The price of gold bullion since March has come down approximately $100 per ounce, and since 2011 the price has fallen from nearly $2,000 an ounce to its current price of approximately $1,300. The story is similar for silver, which fell from its high of $49 in April 2011 to today’s price of $19.50. Many analysts on mainstream press have indicated that the gold bull market is through, but the evidence points towards the contrary.
Behind the headlines of a record breaking stock market, news about suspected gold price manipulation has caught the attention of many. As the New York Times writes of an ongoing hearing regarding the claims:
At a 40-minute hearing, lawyers for more than 20 plaintiffs gathered in Federal District Court in Manhattan to coordinate their linked lawsuits against the five banks that make up what is known as the London gold fix. The suits, filed by hedge funds, private citizens and public investors like the Alaska Electrical Pension Fund, contend that the banks have used their privileged positions as market makers to rig the price of gold to their benefit.
The lawsuits — the first of which was filed in March — question the integrity of the gold fix, which dates to 1919, when a handful of bankers began to meet in the wood-paneled offices of N. M. Rothschild & Sons in London. The purpose of the fix is to set a benchmark price for gold, which is subsequently used by dealers, central banks and mining firms to buy and sell the precious metal and its various derivatives.

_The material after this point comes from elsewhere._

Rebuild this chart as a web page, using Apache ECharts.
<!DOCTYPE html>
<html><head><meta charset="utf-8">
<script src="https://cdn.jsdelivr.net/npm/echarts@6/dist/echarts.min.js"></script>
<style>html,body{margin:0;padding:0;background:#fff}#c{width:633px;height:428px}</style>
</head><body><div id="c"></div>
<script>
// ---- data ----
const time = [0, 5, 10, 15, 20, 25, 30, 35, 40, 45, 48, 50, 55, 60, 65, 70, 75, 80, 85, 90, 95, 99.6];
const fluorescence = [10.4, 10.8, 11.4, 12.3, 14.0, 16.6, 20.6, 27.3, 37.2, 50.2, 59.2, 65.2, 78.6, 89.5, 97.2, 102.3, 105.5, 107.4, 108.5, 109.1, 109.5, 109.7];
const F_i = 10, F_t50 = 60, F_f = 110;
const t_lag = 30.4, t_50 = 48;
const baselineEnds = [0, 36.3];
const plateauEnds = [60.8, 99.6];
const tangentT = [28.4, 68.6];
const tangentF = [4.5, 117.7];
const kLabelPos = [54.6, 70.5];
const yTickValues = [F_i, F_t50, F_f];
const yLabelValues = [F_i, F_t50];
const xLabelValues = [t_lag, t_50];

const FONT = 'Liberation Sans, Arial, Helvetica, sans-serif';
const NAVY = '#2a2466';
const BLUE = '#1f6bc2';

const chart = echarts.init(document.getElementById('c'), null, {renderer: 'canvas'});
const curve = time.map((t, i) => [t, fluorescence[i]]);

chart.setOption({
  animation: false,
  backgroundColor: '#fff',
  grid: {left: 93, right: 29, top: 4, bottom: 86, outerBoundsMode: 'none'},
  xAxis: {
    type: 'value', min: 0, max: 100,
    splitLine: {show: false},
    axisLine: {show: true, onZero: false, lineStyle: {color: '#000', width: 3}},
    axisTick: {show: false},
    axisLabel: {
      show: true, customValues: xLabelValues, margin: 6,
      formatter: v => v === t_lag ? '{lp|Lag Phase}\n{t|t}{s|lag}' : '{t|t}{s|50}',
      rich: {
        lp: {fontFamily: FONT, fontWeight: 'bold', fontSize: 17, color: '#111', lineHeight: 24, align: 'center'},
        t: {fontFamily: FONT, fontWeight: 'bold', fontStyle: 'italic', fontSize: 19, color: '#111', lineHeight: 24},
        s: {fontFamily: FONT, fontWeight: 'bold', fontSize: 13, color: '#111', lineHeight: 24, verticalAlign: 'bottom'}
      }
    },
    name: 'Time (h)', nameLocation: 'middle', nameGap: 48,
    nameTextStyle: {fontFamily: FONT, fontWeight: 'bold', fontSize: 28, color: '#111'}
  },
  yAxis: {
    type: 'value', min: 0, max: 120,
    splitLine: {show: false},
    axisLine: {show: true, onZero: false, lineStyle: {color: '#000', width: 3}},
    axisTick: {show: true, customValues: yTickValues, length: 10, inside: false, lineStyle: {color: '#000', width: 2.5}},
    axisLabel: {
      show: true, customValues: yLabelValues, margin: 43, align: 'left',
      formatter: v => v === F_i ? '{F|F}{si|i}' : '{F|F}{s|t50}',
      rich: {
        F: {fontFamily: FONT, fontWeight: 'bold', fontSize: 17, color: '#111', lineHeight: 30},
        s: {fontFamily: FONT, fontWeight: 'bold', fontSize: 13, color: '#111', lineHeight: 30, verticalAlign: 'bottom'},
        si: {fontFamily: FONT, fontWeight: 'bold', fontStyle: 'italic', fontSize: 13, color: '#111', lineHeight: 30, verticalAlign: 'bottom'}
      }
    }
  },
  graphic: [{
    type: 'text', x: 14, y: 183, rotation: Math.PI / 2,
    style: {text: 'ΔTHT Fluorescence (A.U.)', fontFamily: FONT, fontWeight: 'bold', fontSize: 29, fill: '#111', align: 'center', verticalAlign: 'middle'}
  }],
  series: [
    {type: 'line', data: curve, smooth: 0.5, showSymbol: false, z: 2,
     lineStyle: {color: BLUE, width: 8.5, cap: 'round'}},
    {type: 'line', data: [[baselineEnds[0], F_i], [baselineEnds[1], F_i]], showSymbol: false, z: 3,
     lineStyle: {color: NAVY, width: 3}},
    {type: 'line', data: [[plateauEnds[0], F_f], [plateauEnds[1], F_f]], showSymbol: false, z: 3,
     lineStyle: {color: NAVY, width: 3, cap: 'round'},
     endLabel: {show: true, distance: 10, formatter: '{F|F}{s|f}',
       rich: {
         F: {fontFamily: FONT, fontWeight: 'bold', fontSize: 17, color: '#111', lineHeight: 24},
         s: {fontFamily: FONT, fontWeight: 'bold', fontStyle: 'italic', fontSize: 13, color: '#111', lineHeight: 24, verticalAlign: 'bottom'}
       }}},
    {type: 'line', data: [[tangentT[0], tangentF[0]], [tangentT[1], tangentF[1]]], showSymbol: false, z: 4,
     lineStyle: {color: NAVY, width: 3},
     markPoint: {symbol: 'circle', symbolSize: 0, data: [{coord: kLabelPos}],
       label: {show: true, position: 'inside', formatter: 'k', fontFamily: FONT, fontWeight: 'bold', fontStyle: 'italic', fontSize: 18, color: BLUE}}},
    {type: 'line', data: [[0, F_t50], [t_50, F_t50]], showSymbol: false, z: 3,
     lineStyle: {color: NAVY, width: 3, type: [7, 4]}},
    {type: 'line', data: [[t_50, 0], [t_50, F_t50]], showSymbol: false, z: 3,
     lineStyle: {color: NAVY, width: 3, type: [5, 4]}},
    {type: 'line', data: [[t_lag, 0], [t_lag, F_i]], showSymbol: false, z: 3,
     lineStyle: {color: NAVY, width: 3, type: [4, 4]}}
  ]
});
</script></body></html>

These days, the fix takes place by phone twice a day — at 10:30 a.m. London time and again at 3 p.m. — and generally lasts 10 minutes to an hour.
According to one of the suits, “The ‘great flaw’ of the gold fixing process is that the member banks trade on the information exchanged during the call to manipulate the price of gold and gold derivatives before publication of the gold fix to the wider market.”
Each of the banks — Barclays, Scotiabank, Deutsche Bank, HSBCand Société Générale — denied, or declined to comment, on the accusations of collusion, which — at least traditionally — have been dismissed as a conspiracy theory. Nonetheless, concerns that the gold fix may be rigged have escalated of late in part because of investigations into the setting of the London interbank offered rate, or Libor, and suspicions about manipulation of global foreign exchange rates.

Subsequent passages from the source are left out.